>> Begin DATA SEGMENT

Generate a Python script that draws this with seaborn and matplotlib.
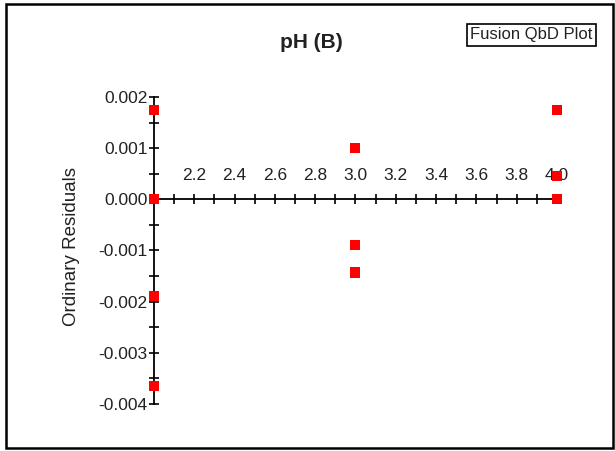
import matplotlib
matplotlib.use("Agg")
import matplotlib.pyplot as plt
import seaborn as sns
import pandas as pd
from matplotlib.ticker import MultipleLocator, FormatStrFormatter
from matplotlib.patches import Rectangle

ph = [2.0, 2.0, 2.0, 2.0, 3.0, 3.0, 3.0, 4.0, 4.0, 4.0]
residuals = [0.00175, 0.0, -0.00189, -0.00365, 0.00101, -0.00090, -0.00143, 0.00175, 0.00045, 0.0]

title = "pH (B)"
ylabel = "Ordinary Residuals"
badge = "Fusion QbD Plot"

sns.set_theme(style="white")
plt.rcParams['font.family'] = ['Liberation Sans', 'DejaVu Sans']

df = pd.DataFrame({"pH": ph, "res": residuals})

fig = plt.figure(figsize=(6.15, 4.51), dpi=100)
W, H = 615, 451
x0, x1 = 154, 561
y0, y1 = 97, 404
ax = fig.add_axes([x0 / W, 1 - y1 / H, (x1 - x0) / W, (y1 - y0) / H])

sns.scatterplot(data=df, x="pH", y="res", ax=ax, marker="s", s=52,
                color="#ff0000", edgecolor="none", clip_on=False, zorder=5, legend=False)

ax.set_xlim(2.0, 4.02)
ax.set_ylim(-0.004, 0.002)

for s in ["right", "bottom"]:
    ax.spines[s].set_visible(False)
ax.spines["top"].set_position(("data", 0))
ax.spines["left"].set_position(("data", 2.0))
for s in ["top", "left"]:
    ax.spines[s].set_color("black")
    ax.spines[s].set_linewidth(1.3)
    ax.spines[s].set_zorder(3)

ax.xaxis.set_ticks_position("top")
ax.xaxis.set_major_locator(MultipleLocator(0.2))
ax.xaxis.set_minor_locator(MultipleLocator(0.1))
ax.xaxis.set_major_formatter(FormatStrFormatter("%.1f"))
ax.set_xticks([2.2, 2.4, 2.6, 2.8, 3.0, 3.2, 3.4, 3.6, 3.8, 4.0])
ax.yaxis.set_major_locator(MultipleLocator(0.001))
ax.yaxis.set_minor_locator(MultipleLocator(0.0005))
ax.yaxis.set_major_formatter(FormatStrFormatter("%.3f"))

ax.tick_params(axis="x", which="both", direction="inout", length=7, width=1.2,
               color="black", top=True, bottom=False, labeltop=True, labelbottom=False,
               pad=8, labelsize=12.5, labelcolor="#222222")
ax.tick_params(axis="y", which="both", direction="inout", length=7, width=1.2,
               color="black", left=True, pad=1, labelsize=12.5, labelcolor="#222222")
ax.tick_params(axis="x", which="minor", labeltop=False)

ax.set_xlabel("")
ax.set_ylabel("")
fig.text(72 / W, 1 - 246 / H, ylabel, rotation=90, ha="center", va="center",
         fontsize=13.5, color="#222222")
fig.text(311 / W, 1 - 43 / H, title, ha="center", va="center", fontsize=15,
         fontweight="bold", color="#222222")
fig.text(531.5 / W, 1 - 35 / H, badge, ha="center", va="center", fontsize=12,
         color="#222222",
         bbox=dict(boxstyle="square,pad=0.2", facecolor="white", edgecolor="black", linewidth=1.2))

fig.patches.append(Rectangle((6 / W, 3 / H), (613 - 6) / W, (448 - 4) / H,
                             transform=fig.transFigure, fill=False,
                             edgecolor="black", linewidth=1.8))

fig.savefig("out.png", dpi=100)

>> End DATA SEGMENT

Without the pictures, copy the material exactly as given.

### ANSWER TO THE PROBLEM
Generate a Python script that draws this with seaborn and matplotlib.
import matplotlib
matplotlib.use("Agg")
import matplotlib.pyplot as plt
import seaborn as sns
import pandas as pd
from matplotlib.ticker import MultipleLocator, FormatStrFormatter
from matplotlib.patches import Rectangle

ph = [2.0, 2.0, 2.0, 2.0, 3.0, 3.0, 3.0, 4.0, 4.0, 4.0]
residuals = [0.00175, 0.0, -0.00189, -0.00365, 0.00101, -0.00090, -0.00143, 0.00175, 0.00045, 0.0]

title = "pH (B)"
ylabel = "Ordinary Residuals"
badge = "Fusion QbD Plot"

sns.set_theme(style="white")
plt.rcParams['font.family'] = ['Liberation Sans', 'DejaVu Sans']

df = pd.DataFrame({"pH": ph, "res": residuals})

fig = plt.figure(figsize=(6.15, 4.51), dpi=100)
W, H = 615, 451
x0, x1 = 154, 561
y0, y1 = 97, 404
ax = fig.add_axes([x0 / W, 1 - y1 / H, (x1 - x0) / W, (y1 - y0) / H])

sns.scatterplot(data=df, x="pH", y="res", ax=ax, marker="s", s=52,
                color="#ff0000", edgecolor="none", clip_on=False, zorder=5, legend=False)

ax.set_xlim(2.0, 4.02)
ax.set_ylim(-0.004, 0.002)

for s in ["right", "bottom"]:
    ax.spines[s].set_visible(False)
ax.spines["top"].set_position(("data", 0))
ax.spines["left"].set_position(("data", 2.0))
for s in ["top", "left"]:
    ax.spines[s].set_color("black")
    ax.spines[s].set_linewidth(1.3)
    ax.spines[s].set_zorder(3)

ax.xaxis.set_ticks_position("top")
ax.xaxis.set_major_locator(MultipleLocator(0.2))
ax.xaxis.set_minor_locator(MultipleLocator(0.1))
ax.xaxis.set_major_formatter(FormatStrFormatter("%.1f"))
ax.set_xticks([2.2, 2.4, 2.6, 2.8, 3.0, 3.2, 3.4, 3.6, 3.8, 4.0])
ax.yaxis.set_major_locator(MultipleLocator(0.001))
ax.yaxis.set_minor_locator(MultipleLocator(0.0005))
ax.yaxis.set_major_formatter(FormatStrFormatter("%.3f"))

ax.tick_params(axis="x", which="both", direction="inout", length=7, width=1.2,
               color="black", top=True, bottom=False, labeltop=True, labelbottom=False,
               pad=8, labelsize=12.5, labelcolor="#222222")
ax.tick_params(axis="y", which="both", direction="inout", length=7, width=1.2,
               color="black", left=True, pad=1, labelsize=12.5, labelcolor="#222222")
ax.tick_params(axis="x", which="minor", labeltop=False)

ax.set_xlabel("")
ax.set_ylabel("")
fig.text(72 / W, 1 - 246 / H, ylabel, rotation=90, ha="center", va="center",
         fontsize=13.5, color="#222222")
fig.text(311 / W, 1 - 43 / H, title, ha="center", va="center", fontsize=15,
         fontweight="bold", color="#222222")
fig.text(531.5 / W, 1 - 35 / H, badge, ha="center", va="center", fontsize=12,
         color="#222222",
         bbox=dict(boxstyle="square,pad=0.2", facecolor="white", edgecolor="black", linewidth=1.2))

fig.patches.append(Rectangle((6 / W, 3 / H), (613 - 6) / W, (448 - 4) / H,
                             transform=fig.transFigure, fill=False,
                             edgecolor="black", linewidth=1.8))

fig.savefig("out.png", dpi=100)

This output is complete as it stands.